First or early impression of Münster’s striking woodcut bird’s-eye view of Jerusalem, translated, “Holy City of Jerusalem, once capital of the Jewish kingdom, today a colony of Turkey,” extracted from the an expanded 1550s edition of his famous Cosmographia Universalis.

“Sebastian Münster’s Cosmographia was an immensely influential book that attempted to describe the entire world across all of human history and analyze its constituent elements of geography, history, ethnography, zoology and botany. First published in 1544 it went through 35 editions and was published in five languages, making it one of the most important books of the Reformation period” (Matthew McLean). Münster’s academic contemporaries thought of him as a Hebraist— there is no evidence that he ever taught geography or the mathematical sciences (see Burmeister).
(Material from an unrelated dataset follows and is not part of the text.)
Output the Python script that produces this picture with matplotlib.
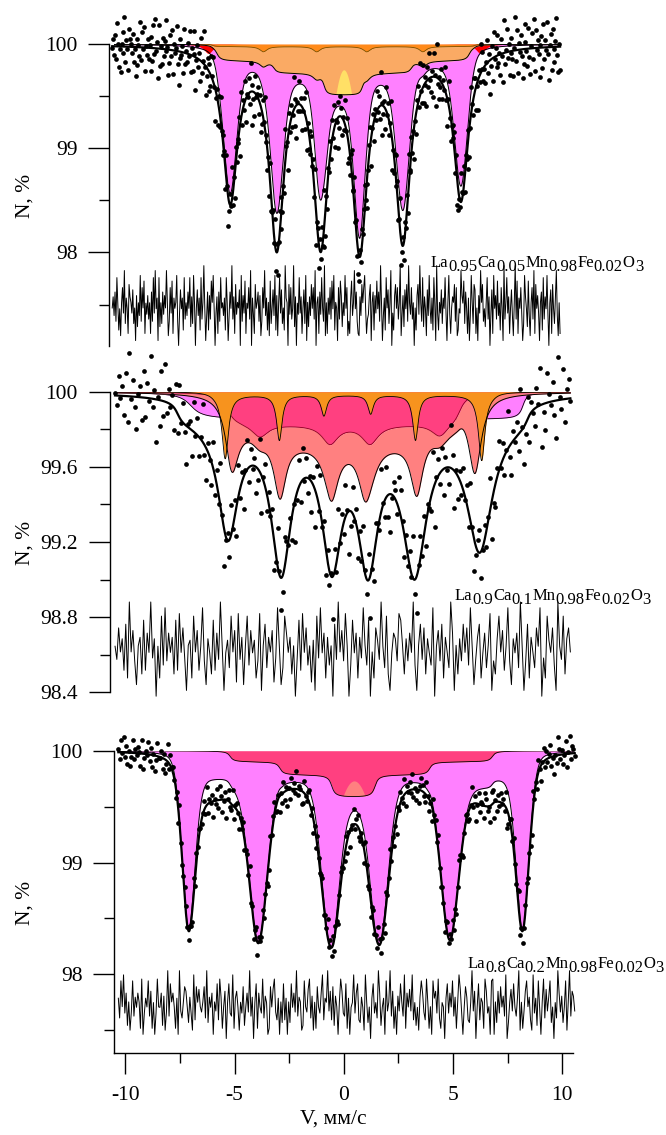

He attained a reputation as a geographer only after the publication of the definitive 1550 edition of his Cosmographia, which included a large number of additional town prospects, among them this splendid prospect of Jerusalem. “The central view is of the Temple Mount, seen from the east, from the Mount of Olives, with north to the right… Since the gate in the eastern wall known as the Golden Gate is depicted in ruins, this view may derive from ones earlier than 1538, when the Ottoman sultan, Suleiman the Magnificent, rebuilt the walls of Jerusalem in the manner we know them today” (Arnold vander Nat). Text in Latin and Hebrew. This view was first published in the 1550 edition in Latin of the Cosmographia, pages 1016-19. Latin editions were published in 1550, 1552, 1554, 1559, and 1572, but the 1572 edition was paginated differently (with the view of Jerusalem appeared on pages 1176-77), so this clearly comes from an edition from the 1550s. An early pencil note on the lower right corner of “1559” suggests that it may have been extracted from a volume published in that year. Tooley, Mapmakers, 26. See Shirley, Maps in the Atlases of the British Library T.MUN-1a through T.MUN-1i.

Early paper repair to joining on verso, light embrowning. An extremely good copy.